Starbucks Corp. (NASDAQ:SBUX) witnessed its most significant surge in share prices since May 2022, driven by its impressive sales performance and a revised annual growth target that defied Wall Street’s expectations.
During the quarter ending on October 1, the coffee giant reported an 8% increase in same-store sales, surpassing the average analyst estimate of 6.3%. This growth was attributed to a higher number of transactions and larger orders, particularly in the US and China. These results align with the positive outcomes seen in the earnings of several other food-and-drink companies this season, which have continued to thrive amid challenges like high interest rates and ongoing inflation, as consumers shift their spending habits towards more affordable indulgences.

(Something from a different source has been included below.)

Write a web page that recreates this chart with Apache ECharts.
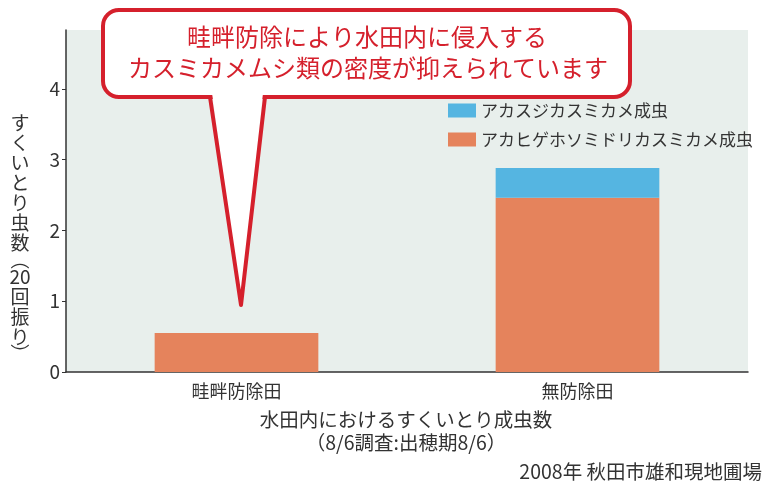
<!DOCTYPE html>
<html><head><meta charset="utf-8">
<script src="https://cdn.jsdelivr.net/npm/echarts@6/dist/echarts.min.js"></script>
<style>html,body{margin:0;padding:0;background:#fff}#c{width:768px;height:483px}</style>
</head><body><div id="c"></div>
<script>
const categories = ['畦畔防除田', '無防除田'];
const akahigeValues = [0.55, 2.46];
const akasujiValues = [null, 0.42];
const seriesNames = ['アカスジカスミカメ成虫', 'アカヒゲホソミドリカスミカメ成虫'];
const yTicks = [0, 1, 2, 3, 4];
const yAxisNameChars = ['す','く','い','と','り','虫','数','︵','20','回','振','り','︶'];
const calloutLines = ['畦畔防除により水田内に侵入する', 'カスミカメムシ類の密度が抑えられています'];
const xNameLines = ['水田内におけるすくいとり成虫数', '（8/6調査:出穂期8/6）'];
const sourceNote = '2008年 秋田市雄和現地圃場';

const FONT = '"Noto Sans CJK JP", "Noto Sans", sans-serif';
const RED = '#d5202c';
const chart = echarts.init(document.getElementById('c'), null, {renderer: 'canvas'});

// vertical axis name: one text element per cell
const yNameGraphics = [];
let cy = 123;
yAxisNameChars.forEach((ch, i) => {
  const isParen = (ch === '︵' || ch === '︶');
  const h = isParen ? 14 : 20;
  if (i > 0) {
    const prevParen = (yAxisNameChars[i-1] === '︵' || yAxisNameChars[i-1] === '︶');
    cy += ((prevParen ? 14 : 20) + h) / 2;
  }
  yNameGraphics.push({type: 'text', x: 20, y: cy,
    style: {text: ch, font: '19px ' + FONT, fill: '#333', align: 'center', verticalAlign: 'middle'}});
});

chart.setOption({
  animation: false,
  textStyle: {fontFamily: FONT},
  grid: {left: 66, right: 20, top: 30, bottom: 111, show: true, backgroundColor: '#e8efec', borderWidth: 0},
  legend: {
    left: 443, top: 97, orient: 'vertical', itemWidth: 28, itemHeight: 14, itemGap: 12,
    icon: 'rect',
    textStyle: {fontSize: 17, color: '#333', fontFamily: FONT},
    data: [seriesNames[0], seriesNames[1]]
  },
  xAxis: {
    type: 'category', data: categories,
    axisLine: {lineStyle: {color: '#333', width: 1.5}},
    axisTick: {show: false},
    axisLabel: {fontSize: 18, color: '#333', margin: 10, fontFamily: FONT}
  },
  yAxis: {
    type: 'value', min: 0, max: 4.83, interval: 1,
    splitLine: {show: false},
    axisLine: {show: true, lineStyle: {color: '#333', width: 1.5}},
    axisTick: {show: true, length: 4, customValues: yTicks, lineStyle: {color: '#333'}},
    axisLabel: {fontSize: 19, color: '#333', margin: 6, customValues: yTicks, fontFamily: FONT}
  },
  series: [
    {name: seriesNames[1], type: 'bar', stack: 's', data: akahigeValues, barWidth: '48%',
     itemStyle: {color: '#e5835c'}},
    {name: seriesNames[0], type: 'bar', stack: 's', data: akasujiValues, barWidth: '48%',
     itemStyle: {color: '#55b5e1'}}
  ],
  graphic: [
    {type: 'rect', z: 100, shape: {x: 103, y: 10, width: 527, height: 87, r: 16},
     style: {fill: '#fff', stroke: RED, lineWidth: 4}},
    {type: 'polygon', z: 101, shape: {points: [[212, 93], [241, 302], [263, 93]]},
     style: {fill: '#fff'}},
    {type: 'polyline', z: 102, shape: {points: [[210, 97], [241, 305], [265, 97]]},
     style: {fill: null, stroke: RED, lineWidth: 4, lineJoin: 'round'}},
    {type: 'text', z: 103, x: 367, y: 37,
     style: {text: calloutLines[0], font: '24px ' + FONT, fill: RED, align: 'center', verticalAlign: 'middle'}},
    {type: 'text', z: 103, x: 368, y: 68,
     style: {text: calloutLines[1], font: '24px ' + FONT, fill: RED, align: 'center', verticalAlign: 'middle'}},
    ...yNameGraphics,
    {type: 'text', x: 406, y: 420,
     style: {text: xNameLines[0], font: '19.5px ' + FONT, fill: '#333', align: 'center', verticalAlign: 'middle'}},
    {type: 'text', x: 406, y: 443,
     style: {text: xNameLines[1], font: '19.5px ' + FONT, fill: '#333', align: 'center', verticalAlign: 'middle'}},
    {type: 'text', x: 762, y: 472,
     style: {text: sourceNote, font: '19.5px ' + FONT, fill: '#333', align: 'right', verticalAlign: 'middle'}}
  ]
});
</script>
</body></html>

Starbucks, however, adjusted its global and US same-store sales outlook for the next year, now anticipating a rise of 5% to 7%. This shift represented a more conservative stance compared to the previously aggressive outlook. Investors, concerned about the financial health of US consumers and China’s slower economic recovery, found this adjustment to be a welcome change. Analysts polled by Bloomberg, as of Wednesday, had expected the company to fall short of its initial target.
Starbucks’ Chief Financial Officer, Rachel Ruggeri, explained during a call with analysts that this update offers a “more balanced approach” to driving earnings growth. The company still aims for annual revenue growth of 10% to 12%, albeit now at the lower end of the range, and expects earnings per share to climb by 15% to 20%. Starbucks plans to rely on new store growth and various efficiency initiatives to achieve these goals.
Starbucks’ CEO, Laxman Narasimhan, expressed confidence in the momentum of their business globally, highlighting the potential for further expansion. As a result of these positive developments, Starbucks’ shares surged by as much as 11% in New York trading. This impressive rally followed a 7.9% decline earlier in the year, which had lagged behind the 10% advance of the S&P 500 Index.
Sharon Zackfia, an analyst at William Blair & Co., noted, “What’s really reassuring to investors is that even with a slightly more modest comp gain — 5% to 7% on an absolute base, those are still really good numbers — they can still yield that 15% to 20%. That’s what the Street was looking for, for reassurance. The gravy on top of all of this is China just looking really solid in the quarter and in the outlook.”
Starbucks reported quarterly revenue of $9.4 billion, surpassing expectations, and earnings of $1.06 per share, which also exceeded estimates. The company’s strategies to attract customers, including an early rollout of its fall lineup and the introduction of new products such as frozen refreshers, have proven successful. Additionally, customers have been ordering more food, contributing to larger transaction sizes.
Furthermore, Starbucks has been actively working to improve its speed of service, resulting in increased revenue, improved efficiency, and enhanced profit margins. CEO Laxman Narasimhan is expected to provide an update on these strategies during an investor event at 4 p.m. New York, marking his first investor day without Starbucks’ founder, Howard Schultz, by his side.